Na stanowiskach pracy nie jest lepiej. Wczoraj rozmawiałam z pracownikami jednego z centrów dystrybucji żywności. Nie ma tam dostępnych żadnych środków higienicznych. Nie pracują w rękawiczkach. Nie jest zapewniona niezbędna odległość między pracownikami. Polacy pracują w bardzo dużych grupach po 100 osób i więcej. W dodatku dowożone są (w związku z obecnym brakiem rąk do pracy) nowe grupy z regionów, gdzie jest najwięcej zarażeń - opowiada działaczka związkowa. Ponieważ Holendrzy rzucili się do robienia zapasów, to w centrach dystrybucji jest ogrom pracy.

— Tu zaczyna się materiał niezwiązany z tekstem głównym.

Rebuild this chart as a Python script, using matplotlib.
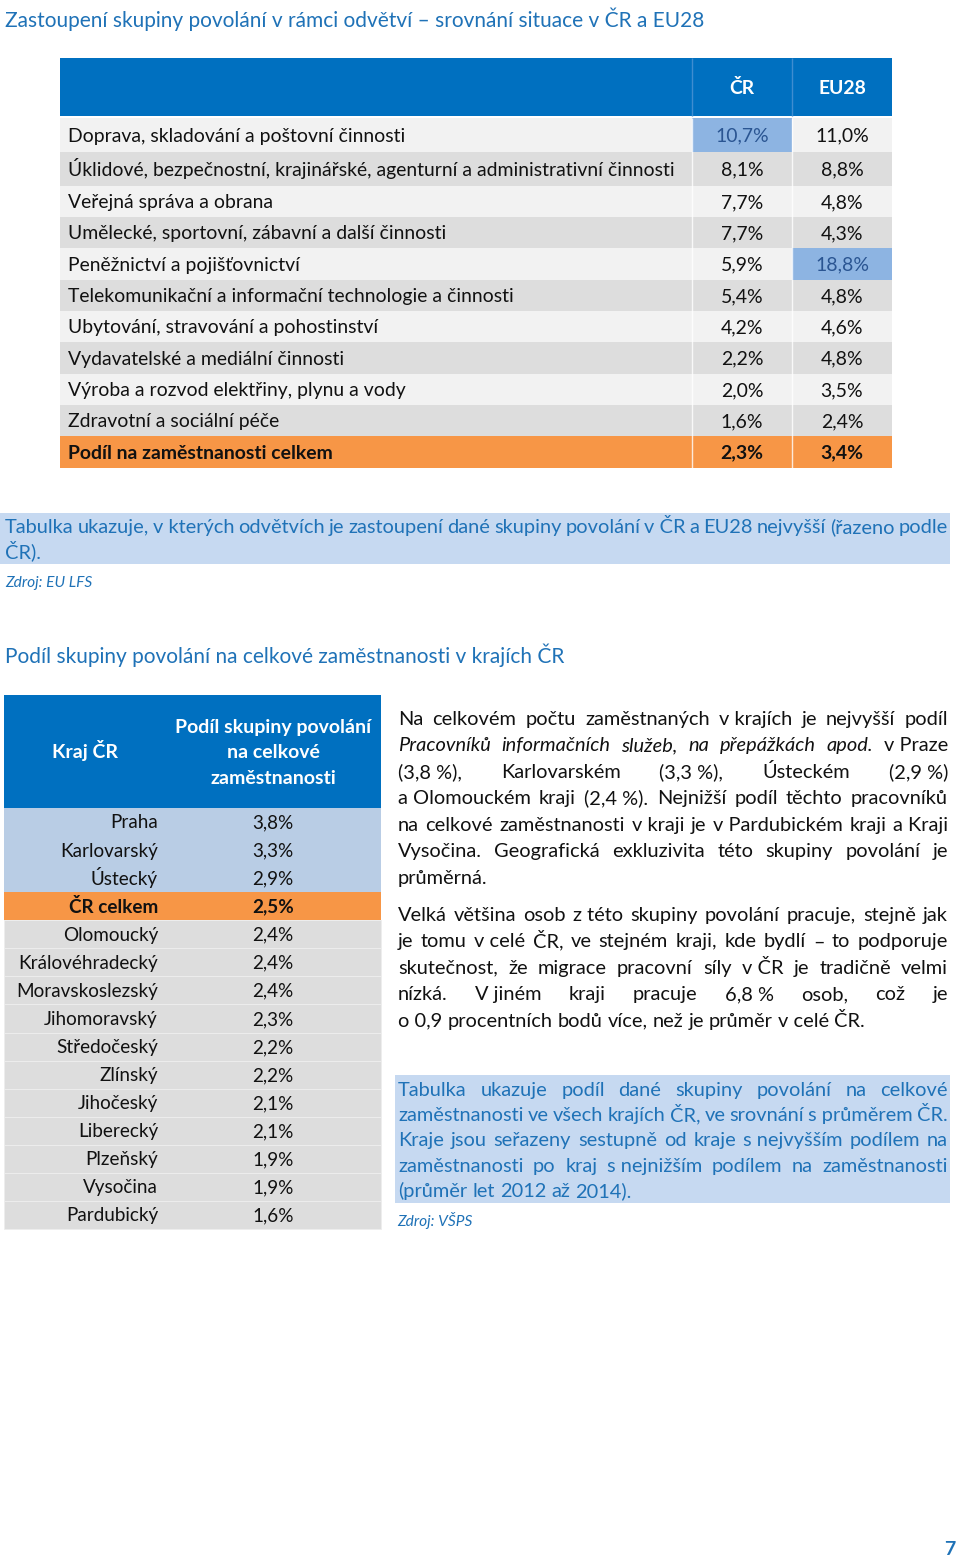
import matplotlib
matplotlib.use("Agg")
import matplotlib.pyplot as plt
import numpy as np

plt.rcParams['font.family'] = ['Lato', 'DejaVu Sans']

W, H = 960, 1559

# ---------------- data ----------------
title_top = "Zastoupení skupiny povolání v rámci odvětví – srovnání situace v ČR a EU28"
col_headers = ["ČR", "EU28"]
sectors = [
    "Doprava, skladování a poštovní činnosti",
    "Úklidové, bezpečnostní, krajinářské, agenturní a administrativní činnosti",
    "Veřejná správa a obrana",
    "Umělecké, sportovní, zábavní a další činnosti",
    "Peněžnictví a pojišťovnictví",
    "Telekomunikační a informační technologie a činnosti",
    "Ubytování, stravování a pohostinství",
    "Vydavatelské a mediální činnosti",
    "Výroba a rozvod elektřiny, plynu a vody",
    "Zdravotní a sociální péče",
]
share_cr = [10.7, 8.1, 7.7, 7.7, 5.9, 5.4, 4.2, 2.2, 2.0, 1.6]
share_eu28 = [11.0, 8.8, 4.8, 4.3, 18.8, 4.8, 4.6, 4.8, 3.5, 2.4]
total_label = "Podíl na zaměstnanosti celkem"
total_cr = 2.3
total_eu28 = 3.4
caption_top = [
    [("Tabulka ukazuje, v\u00a0kterých odvětvích je zastoupení dané skupiny povolání v\u00a0ČR a EU28 nejvyšší (řazeno podle", False)],
    [("ČR).", False)],
]
source_top = "Zdroj: EU LFS"

title_regions = "Podíl skupiny povolání na celkové zaměstnanosti v krajích ČR"
region_header_left = "Kraj ČR"
region_header_right = ["Podíl skupiny povolání", "na celkové", "zaměstnanosti"]
regions = ["Praha", "Karlovarský", "Ústecký", "ČR celkem", "Olomoucký", "Královéhradecký",
           "Moravskoslezský", "Jihomoravský", "Středočeský", "Zlínský", "Jihočeský",
           "Liberecký", "Plzeňský", "Vysočina", "Pardubický"]
region_share = [3.8, 3.3, 2.9, 2.5, 2.4, 2.4, 2.4, 2.3, 2.2, 2.2, 2.1, 2.1, 1.9, 1.9, 1.6]
total_region = "ČR celkem"

paragraph1 = [
    [("Na celkovém počtu zaměstnaných v\u00a0krajích je nejvyšší podíl", False)],
    [("Pracovníků informačních služeb, na přepážkách apod.", True), ("v\u00a0Praze", False)],
    [("(3,8\u00a0%), Karlovarském (3,3\u00a0%), Ústeckém (2,9\u00a0%)", False)],
    [("a\u00a0Olomouckém kraji (2,4\u00a0%). Nejnižší podíl těchto pracovníků", False)],
    [("na celkové zaměstnanosti v\u00a0kraji je v\u00a0Pardubickém kraji a\u00a0Kraji", False)],
    [("Vysočina. Geografická exkluzivita této skupiny povolání je", False)],
    [("průměrná.", False)],
]
paragraph2 = [
    [("Velká většina osob z\u00a0této skupiny povolání pracuje, stejně jak", False)],
    [("je tomu v\u00a0celé ČR, ve stejném kraji, kde bydlí – to podporuje", False)],
    [("skutečnost, že migrace pracovní síly v\u00a0ČR je tradičně velmi", False)],
    [("nízká. V\u00a0jiném kraji pracuje 6,8\u00a0% osob, což je", False)],
    [("o\u00a00,9 procentních bodů více, než je průměr v\u00a0celé ČR.", False)],
]
caption_regions = [
    [("Tabulka ukazuje podíl dané skupiny povolání na celkové", False)],
    [("zaměstnanosti ve všech krajích ČR, ve srovnání s\u00a0průměrem ČR.", False)],
    [("Kraje jsou seřazeny sestupně od kraje s\u00a0nejvyšším podílem na", False)],
    [("zaměstnanosti po kraj s\u00a0nejnižším podílem na zaměstnanosti", False)],
    [("(průměr let 2012 až 2014).", False)],
]
source_regions = "Zdroj: VŠPS"
page_number = "7"

# ---------------- style ----------------
BLUE_HDR = '#0070C0'
BLUE_TXT = '#1F72B7'
CAP_BG = '#C6D9F1'
ROW_LIGHT = '#F2F2F2'
ROW_DARK = '#DDDDDD'
HILITE = '#8DB4E2'
HILITE_TXT = '#2A5592'
ORANGE = '#F79646'
REG_BLUE = '#B9CDE5'
TXT = '#111111'


def pct(v):
    return f"{v:.1f}%".replace('.', ',')


fig = plt.figure(figsize=(W / 100, H / 100), dpi=100)
ax = fig.add_axes([0, 0, 1, 1])
ax.set_xlim(0, W)
ax.set_ylim(H, 0)
ax.axis('off')
fig.canvas.draw()
renderer = fig.canvas.get_renderer()


def text_w(s, size, **kw):
    t = ax.text(0, 0, s, fontsize=size, **kw)
    w = t.get_window_extent(renderer).width
    t.remove()
    return w


def fit(s, target, **kw):
    return 20 * target / text_w(s, 20, **kw)


def put(x, yc, s, size, **kw):
    """Draw text so that its visual middle sits at yc (baseline aligned)."""
    base = yc + 0.34 * size * 100 / 72
    return ax.text(x, base, s, fontsize=size, va='baseline', **kw)


def justified(lines, x0, x1, y0, dy, size, color):
    space = text_w("a a", size) - text_w("aa", size)
    for li, line in enumerate(lines):
        words = []
        for seg, ital in line:
            for w in seg.split(' '):
                words.append((w, ital))
        widths = [text_w(w, size, style='italic' if it else 'normal') for w, it in words]
        last = li == len(lines) - 1
        if last or len(words) == 1:
            gap = space
        else:
            gap = (x1 - x0 - sum(widths)) / (len(words) - 1)
        x = x0
        y = y0 + li * dy
        for (w, it), wd in zip(words, widths):
            put(x, y, w, size, color=color, ha='left', style='italic' if it else 'normal')
            x += wd + gap


# font sizes fitted to widths in reference
fs_title = fit(title_top, 698)
fs_tab = fit(sectors[1], 607)
fs_body = fit("o 0,9 procentních bodů více, než je průměr v celé ČR.", 468)
fs_src = fit(source_top, 87, style='italic')
fs_reg = fit("Moravskoslezský", 141)
fs_reghdr = fit(region_header_right[0], 195, fontweight='bold')

# ---------------- titles ----------------
put(5, 20, title_top, fs_title, color=BLUE_TXT, ha='left')
put(5, 656, title_regions, fs_title, color=BLUE_TXT, ha='left')

# ---------------- top table ----------------
tx0, tc1, tc2, tx1 = 60, 692, 792, 892
edges = [118, 152, 186, 217, 248, 280, 311, 342, 374, 405, 436, 468]
n_rows = len(sectors) + 1
centers = [(edges[i] + edges[i + 1]) / 2 for i in range(n_rows)]
heights = [edges[i + 1] - edges[i] for i in range(n_rows)]
row_colors = [ROW_LIGHT if i % 2 == 0 else ROW_DARK for i in range(len(sectors))] + [ORANGE]
ax.barh(centers, tx1 - tx0, left=tx0, height=heights, color=row_colors, linewidth=0)
ax.barh([87], tx1 - tx0, left=tx0, height=58, color=BLUE_HDR, linewidth=0)

i_cr = int(np.argmax(share_cr))
i_eu = int(np.argmax(share_eu28))
ax.barh([centers[i_cr]], tc2 - tc1, left=tc1, height=heights[i_cr], color=HILITE, linewidth=0)
ax.barh([centers[i_eu]], tx1 - tc2, left=tc2, height=heights[i_eu], color=HILITE, linewidth=0)
ax.vlines([tc1, tc2], 58, 116, colors='#3F8DD0', lw=1)
ax.vlines([tc1, tc2], 118, 468, colors='white', lw=1, alpha=0.8)

put((tc1 + tc2) / 2, 87, col_headers[0], fs_tab, fontweight='bold', color='white', ha='center')
put((tc2 + tx1) / 2, 87, col_headers[1], fs_tab, fontweight='bold', color='white', ha='center')

for i, (lab, a, b) in enumerate(zip(sectors, share_cr, share_eu28)):
    put(68, centers[i], lab, fs_tab, color=TXT, ha='left')
    put((tc1 + tc2) / 2, centers[i], pct(a), fs_tab, ha='center',
        color=HILITE_TXT if i == i_cr else TXT)
    put((tc2 + tx1) / 2, centers[i], pct(b), fs_tab, ha='center',
        color=HILITE_TXT if i == i_eu else TXT)
put(68, centers[-1], total_label, fs_tab, fontweight='bold', color=TXT, ha='left')
put((tc1 + tc2) / 2, centers[-1], pct(total_cr), fs_tab, fontweight='bold', color=TXT, ha='center')
put((tc2 + tx1) / 2, centers[-1], pct(total_eu28), fs_tab, fontweight='bold', color=TXT, ha='center')

# caption top
ax.barh([538.5], 950, left=0, height=51, color=CAP_BG, linewidth=0)
justified(caption_top, 5, 948, 526, 25.5, fs_body, BLUE_TXT)
put(5, 582, source_top, fs_src, style='italic', color=BLUE_TXT, ha='left')

# ---------------- region table ----------------
rx0, rx1 = 4, 381
ax.barh([751.5], rx1 - rx0, left=rx0, height=113, color=BLUE_HDR, linewidth=0)
r_top = 808
r_h = 28.07
i_tot = regions.index(total_region)
r_centers = [r_top + r_h * (i + 0.5) for i in range(len(regions))]
r_colors = [REG_BLUE if i < i_tot else (ORANGE if i == i_tot else ROW_DARK)
            for i in range(len(regions))]
r_edges = ['none' if i <= i_tot else '#EEEEEE' for i in range(len(regions))]
ax.barh(r_centers, rx1 - rx0, left=rx0, height=r_h, color=r_colors,
        edgecolor=r_edges, linewidth=0.6)

put(85, 751, region_header_left, fs_reghdr, fontweight='bold', color='white', ha='center')
for k, line in enumerate(region_header_right):
    put(273, 726 + k * 25.5, line, fs_reghdr, fontweight='bold', color='white', ha='center')

for i, (name, v) in enumerate(zip(regions, region_share)):
    wt = 'bold' if i == i_tot else 'normal'
    put(158, r_centers[i], name, fs_reg, fontweight=wt, color=TXT, ha='right')
    put(273, r_centers[i], pct(v), fs_reg, fontweight=wt, color=TXT, ha='center')

# ---------------- right text ----------------
justified(paragraph1, 398, 948, 718, 26.5, fs_body, TXT)
justified(paragraph2, 398, 948, 914, 26.5, fs_body, TXT)
ax.barh([1139], 555, left=395, height=128, color=CAP_BG, linewidth=0)
justified(caption_regions, 398, 948, 1089, 25.3, fs_body, BLUE_TXT)
put(397, 1221, source_regions, fs_src, style='italic', color=BLUE_TXT, ha='left')

put(955, 1548, page_number, 14, fontweight='bold', color=BLUE_TXT, ha='right')

fig.savefig("out.png", dpi=100)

Przekraczane są jednak dowolne normy. Polacy pracują nieraz po 12 godzin. Pracują w naszych centrach dystrybucyjnych, to dzięki nim nasze supermarkety są pełne, a sklepy internetowe mają co dostarczać: imigranci zarobkowi - zauważa "Een Vandaag" czołowy holenderski program telewizyjny - nie są jednak dobrze chronieni przed zarażeniem kornawirusem".

Polacy się boją i jak tyko mogą to wyjeżdżają. Teraz to już jest jednak utrudnione z powodu konieczności odbycia w Polsce kwarantanny.

Oczywiście są firmy i nieliczne agencje, które zapewniają Polakom odpowiednie warunki. W centrum rozdziału paczek holenderskiej poczty w Waddinxveen Polacy już kilka tygodni temu wywalczyli sobie środki dezynfekujące i takie przeorganizowanie pracy, żeby zminimalizować możliwość zarażenia się koronawirusem.

Mamy dodatkowe pomieszczenia na przerwy, na posiłki, zachowany jest dystans 1,5 jeden od drugiego - mówi w rozmowie z RMF FM Janusz Ćwikła - "ale sami o to występowaliśmy". Jednak sytuacja opisana przez pana Janusza - to raczej tylko pozytywny wyjątek na tle tragicznej sytuacji polskich pracowników sezonowych w Holandii.